--- Input data ---
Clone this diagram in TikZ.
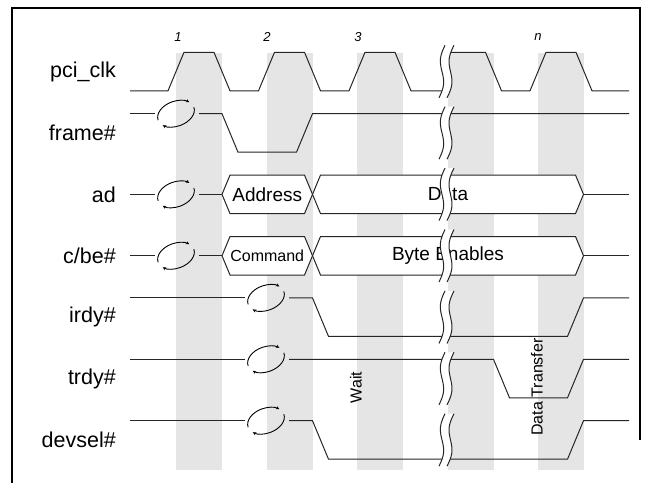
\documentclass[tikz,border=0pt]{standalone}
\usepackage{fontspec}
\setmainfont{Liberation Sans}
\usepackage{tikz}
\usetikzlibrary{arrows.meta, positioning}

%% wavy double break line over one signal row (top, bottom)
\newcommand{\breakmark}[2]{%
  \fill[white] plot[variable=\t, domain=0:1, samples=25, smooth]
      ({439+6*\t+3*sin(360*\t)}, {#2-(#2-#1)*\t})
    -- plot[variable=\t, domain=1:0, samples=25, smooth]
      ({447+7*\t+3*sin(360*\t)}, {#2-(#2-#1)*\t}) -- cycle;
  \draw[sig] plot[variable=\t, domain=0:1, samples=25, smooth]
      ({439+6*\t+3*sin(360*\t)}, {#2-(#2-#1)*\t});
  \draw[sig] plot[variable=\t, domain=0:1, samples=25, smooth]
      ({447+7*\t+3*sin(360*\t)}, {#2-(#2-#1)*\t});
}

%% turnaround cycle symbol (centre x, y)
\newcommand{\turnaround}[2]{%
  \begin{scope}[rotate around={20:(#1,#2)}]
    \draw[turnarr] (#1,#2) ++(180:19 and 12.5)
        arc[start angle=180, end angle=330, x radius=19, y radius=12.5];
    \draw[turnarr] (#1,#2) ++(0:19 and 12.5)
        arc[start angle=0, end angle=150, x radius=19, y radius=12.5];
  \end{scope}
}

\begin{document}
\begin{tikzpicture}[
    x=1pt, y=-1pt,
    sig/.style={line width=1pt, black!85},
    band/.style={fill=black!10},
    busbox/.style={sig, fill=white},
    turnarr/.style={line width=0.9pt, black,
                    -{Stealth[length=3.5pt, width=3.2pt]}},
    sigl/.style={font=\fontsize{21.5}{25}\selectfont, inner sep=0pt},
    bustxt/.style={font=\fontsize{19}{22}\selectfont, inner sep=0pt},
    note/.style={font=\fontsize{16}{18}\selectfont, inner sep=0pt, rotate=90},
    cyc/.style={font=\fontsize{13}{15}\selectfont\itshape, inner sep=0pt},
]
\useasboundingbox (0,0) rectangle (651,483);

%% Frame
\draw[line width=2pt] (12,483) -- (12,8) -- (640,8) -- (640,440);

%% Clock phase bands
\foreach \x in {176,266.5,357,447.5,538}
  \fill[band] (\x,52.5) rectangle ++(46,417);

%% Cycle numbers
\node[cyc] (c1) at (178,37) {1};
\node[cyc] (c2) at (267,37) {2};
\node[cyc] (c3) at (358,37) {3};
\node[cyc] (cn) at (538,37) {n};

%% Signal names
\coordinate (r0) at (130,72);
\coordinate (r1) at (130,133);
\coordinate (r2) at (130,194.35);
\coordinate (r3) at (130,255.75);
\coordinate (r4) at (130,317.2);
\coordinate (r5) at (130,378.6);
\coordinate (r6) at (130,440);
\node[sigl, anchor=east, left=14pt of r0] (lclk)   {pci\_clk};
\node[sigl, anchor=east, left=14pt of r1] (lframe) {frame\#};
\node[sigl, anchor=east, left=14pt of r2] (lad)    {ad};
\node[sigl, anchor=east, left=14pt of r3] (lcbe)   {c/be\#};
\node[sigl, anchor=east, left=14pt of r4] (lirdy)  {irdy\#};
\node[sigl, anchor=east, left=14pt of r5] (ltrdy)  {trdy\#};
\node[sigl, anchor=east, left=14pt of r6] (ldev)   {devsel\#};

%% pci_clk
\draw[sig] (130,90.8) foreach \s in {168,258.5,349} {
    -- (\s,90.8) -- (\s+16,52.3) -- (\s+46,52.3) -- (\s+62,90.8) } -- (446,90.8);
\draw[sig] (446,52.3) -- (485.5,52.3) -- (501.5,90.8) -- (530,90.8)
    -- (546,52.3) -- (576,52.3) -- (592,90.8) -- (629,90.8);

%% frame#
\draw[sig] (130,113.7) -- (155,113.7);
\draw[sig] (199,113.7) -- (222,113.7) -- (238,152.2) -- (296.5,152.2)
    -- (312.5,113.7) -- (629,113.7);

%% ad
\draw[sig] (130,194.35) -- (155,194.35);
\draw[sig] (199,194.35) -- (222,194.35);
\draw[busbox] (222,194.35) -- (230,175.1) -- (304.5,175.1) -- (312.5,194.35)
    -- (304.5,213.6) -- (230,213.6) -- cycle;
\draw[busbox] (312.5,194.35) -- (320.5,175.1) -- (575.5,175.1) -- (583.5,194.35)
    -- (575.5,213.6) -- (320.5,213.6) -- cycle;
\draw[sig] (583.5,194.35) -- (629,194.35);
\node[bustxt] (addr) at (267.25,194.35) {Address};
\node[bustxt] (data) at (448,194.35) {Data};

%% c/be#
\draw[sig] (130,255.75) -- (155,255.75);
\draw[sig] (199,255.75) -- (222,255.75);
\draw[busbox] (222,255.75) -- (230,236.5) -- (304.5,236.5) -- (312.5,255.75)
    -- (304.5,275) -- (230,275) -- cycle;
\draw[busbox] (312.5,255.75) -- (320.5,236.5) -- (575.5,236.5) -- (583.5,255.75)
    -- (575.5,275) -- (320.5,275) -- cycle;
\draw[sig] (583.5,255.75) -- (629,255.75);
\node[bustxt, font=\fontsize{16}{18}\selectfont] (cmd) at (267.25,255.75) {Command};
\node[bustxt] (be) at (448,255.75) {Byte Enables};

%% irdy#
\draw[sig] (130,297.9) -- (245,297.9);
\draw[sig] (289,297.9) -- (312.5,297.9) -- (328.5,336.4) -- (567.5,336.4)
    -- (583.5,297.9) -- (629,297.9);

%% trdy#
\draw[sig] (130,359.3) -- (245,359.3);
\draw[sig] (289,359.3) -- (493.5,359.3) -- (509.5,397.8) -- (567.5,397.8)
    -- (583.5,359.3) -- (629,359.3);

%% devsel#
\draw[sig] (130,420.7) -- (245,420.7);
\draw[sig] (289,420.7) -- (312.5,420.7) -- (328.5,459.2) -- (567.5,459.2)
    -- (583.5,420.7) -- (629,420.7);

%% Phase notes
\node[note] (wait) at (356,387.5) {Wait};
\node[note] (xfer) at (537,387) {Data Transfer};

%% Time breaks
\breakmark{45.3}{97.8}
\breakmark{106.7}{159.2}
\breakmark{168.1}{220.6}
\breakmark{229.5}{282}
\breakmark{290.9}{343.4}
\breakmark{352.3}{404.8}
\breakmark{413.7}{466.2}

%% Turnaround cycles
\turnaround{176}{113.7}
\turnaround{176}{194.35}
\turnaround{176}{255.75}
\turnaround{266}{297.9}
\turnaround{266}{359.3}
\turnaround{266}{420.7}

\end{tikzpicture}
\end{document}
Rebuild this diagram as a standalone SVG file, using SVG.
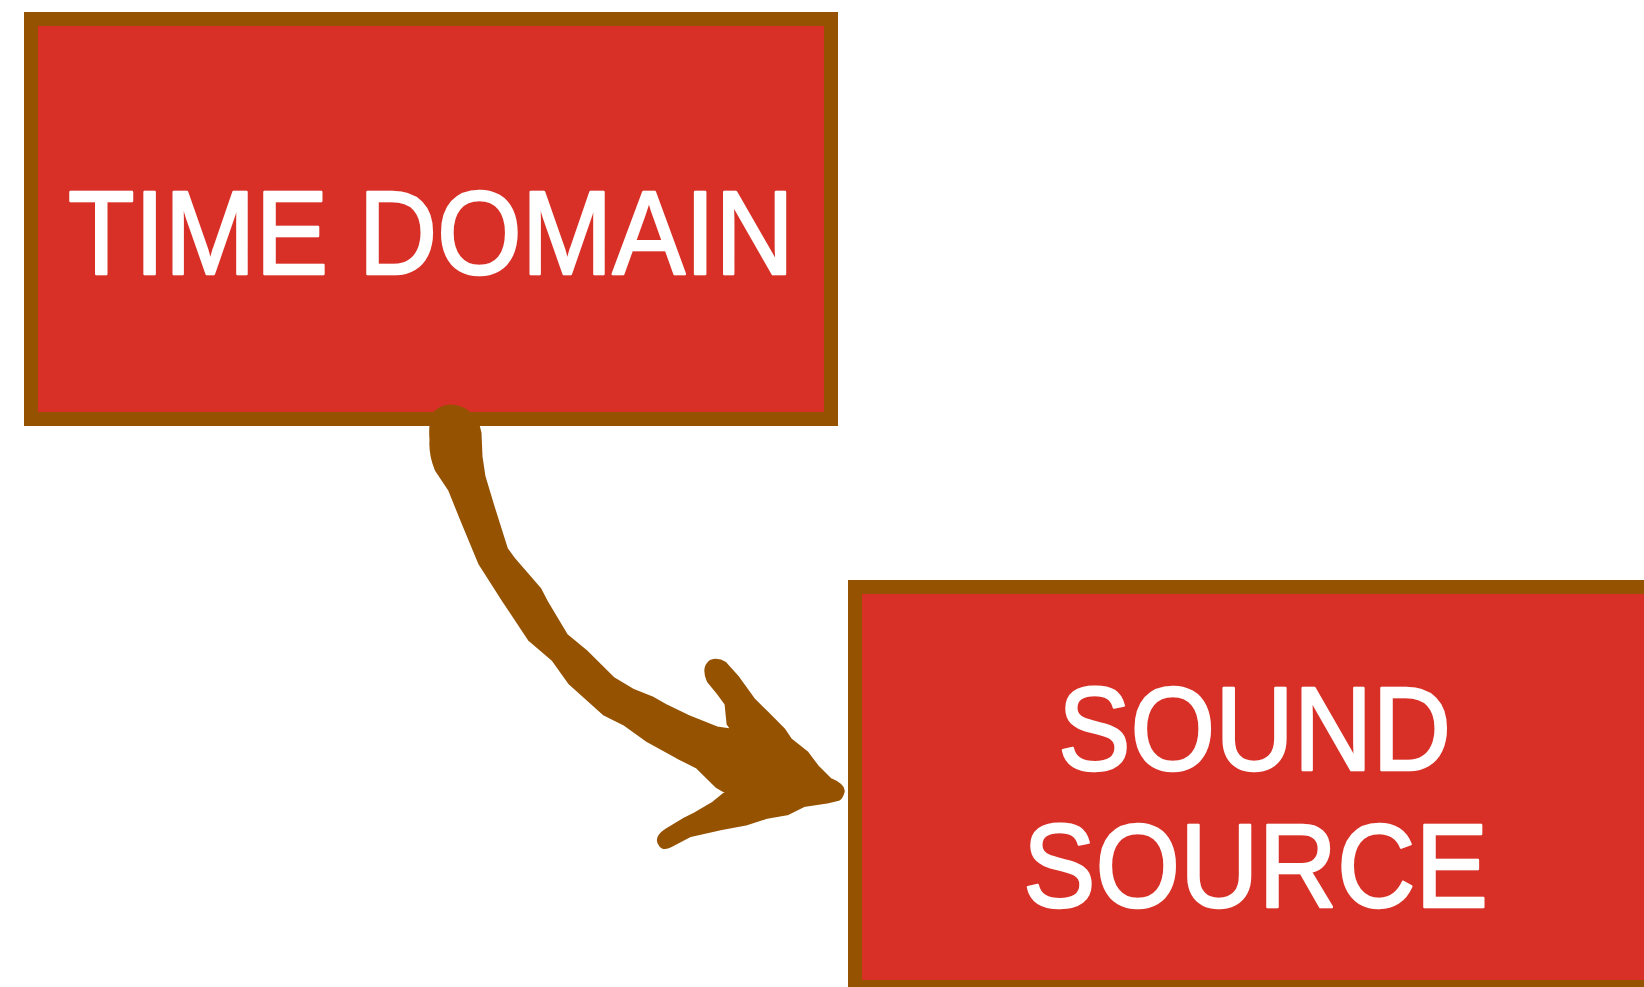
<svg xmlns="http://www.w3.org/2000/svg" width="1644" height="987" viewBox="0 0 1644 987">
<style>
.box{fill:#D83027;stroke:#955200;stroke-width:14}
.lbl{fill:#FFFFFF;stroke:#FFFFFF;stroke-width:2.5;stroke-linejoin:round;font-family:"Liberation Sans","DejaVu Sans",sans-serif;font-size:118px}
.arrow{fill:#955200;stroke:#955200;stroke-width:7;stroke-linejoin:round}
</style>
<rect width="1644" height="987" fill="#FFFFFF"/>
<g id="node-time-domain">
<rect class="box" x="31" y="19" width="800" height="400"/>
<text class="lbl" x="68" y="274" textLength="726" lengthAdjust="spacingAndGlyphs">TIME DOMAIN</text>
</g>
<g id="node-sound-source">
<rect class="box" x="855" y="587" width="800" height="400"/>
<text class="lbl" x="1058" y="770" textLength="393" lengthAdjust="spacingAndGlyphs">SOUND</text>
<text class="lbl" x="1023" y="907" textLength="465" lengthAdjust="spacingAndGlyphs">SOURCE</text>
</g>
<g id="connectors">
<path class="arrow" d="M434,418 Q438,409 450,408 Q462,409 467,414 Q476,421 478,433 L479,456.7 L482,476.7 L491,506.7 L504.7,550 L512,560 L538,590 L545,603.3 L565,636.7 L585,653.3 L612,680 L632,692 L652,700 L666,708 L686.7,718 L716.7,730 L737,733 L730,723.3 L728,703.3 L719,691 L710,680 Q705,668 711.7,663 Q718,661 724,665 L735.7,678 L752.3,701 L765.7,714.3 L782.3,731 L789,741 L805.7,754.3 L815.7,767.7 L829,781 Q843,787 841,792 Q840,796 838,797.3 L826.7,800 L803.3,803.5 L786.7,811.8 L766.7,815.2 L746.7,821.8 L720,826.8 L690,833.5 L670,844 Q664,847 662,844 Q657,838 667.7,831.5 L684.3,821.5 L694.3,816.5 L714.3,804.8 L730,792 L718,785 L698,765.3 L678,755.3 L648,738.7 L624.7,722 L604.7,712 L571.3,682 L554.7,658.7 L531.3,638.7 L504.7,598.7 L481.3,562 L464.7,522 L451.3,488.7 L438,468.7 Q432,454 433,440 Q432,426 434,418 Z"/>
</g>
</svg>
---
Nothing but the lines from the line containing "Rebuild this diagram" through the last line of the records above is to be extracted, exactly and with no pictures.

Rebuild this diagram as a standalone SVG file, using SVG.
<svg xmlns="http://www.w3.org/2000/svg" width="1644" height="987" viewBox="0 0 1644 987">
<style>
.box{fill:#D83027;stroke:#955200;stroke-width:14}
.lbl{fill:#FFFFFF;stroke:#FFFFFF;stroke-width:2.5;stroke-linejoin:round;font-family:"Liberation Sans","DejaVu Sans",sans-serif;font-size:118px}
.arrow{fill:#955200;stroke:#955200;stroke-width:7;stroke-linejoin:round}
</style>
<rect width="1644" height="987" fill="#FFFFFF"/>
<g id="node-time-domain">
<rect class="box" x="31" y="19" width="800" height="400"/>
<text class="lbl" x="68" y="274" textLength="726" lengthAdjust="spacingAndGlyphs">TIME DOMAIN</text>
</g>
<g id="node-sound-source">
<rect class="box" x="855" y="587" width="800" height="400"/>
<text class="lbl" x="1058" y="770" textLength="393" lengthAdjust="spacingAndGlyphs">SOUND</text>
<text class="lbl" x="1023" y="907" textLength="465" lengthAdjust="spacingAndGlyphs">SOURCE</text>
</g>
<g id="connectors">
<path class="arrow" d="M434,418 Q438,409 450,408 Q462,409 467,414 Q476,421 478,433 L479,456.7 L482,476.7 L491,506.7 L504.7,550 L512,560 L538,590 L545,603.3 L565,636.7 L585,653.3 L612,680 L632,692 L652,700 L666,708 L686.7,718 L716.7,730 L737,733 L730,723.3 L728,703.3 L719,691 L710,680 Q705,668 711.7,663 Q718,661 724,665 L735.7,678 L752.3,701 L765.7,714.3 L782.3,731 L789,741 L805.7,754.3 L815.7,767.7 L829,781 Q843,787 841,792 Q840,796 838,797.3 L826.7,800 L803.3,803.5 L786.7,811.8 L766.7,815.2 L746.7,821.8 L720,826.8 L690,833.5 L670,844 Q664,847 662,844 Q657,838 667.7,831.5 L684.3,821.5 L694.3,816.5 L714.3,804.8 L730,792 L718,785 L698,765.3 L678,755.3 L648,738.7 L624.7,722 L604.7,712 L571.3,682 L554.7,658.7 L531.3,638.7 L504.7,598.7 L481.3,562 L464.7,522 L451.3,488.7 L438,468.7 Q432,454 433,440 Q432,426 434,418 Z"/>
</g>
</svg>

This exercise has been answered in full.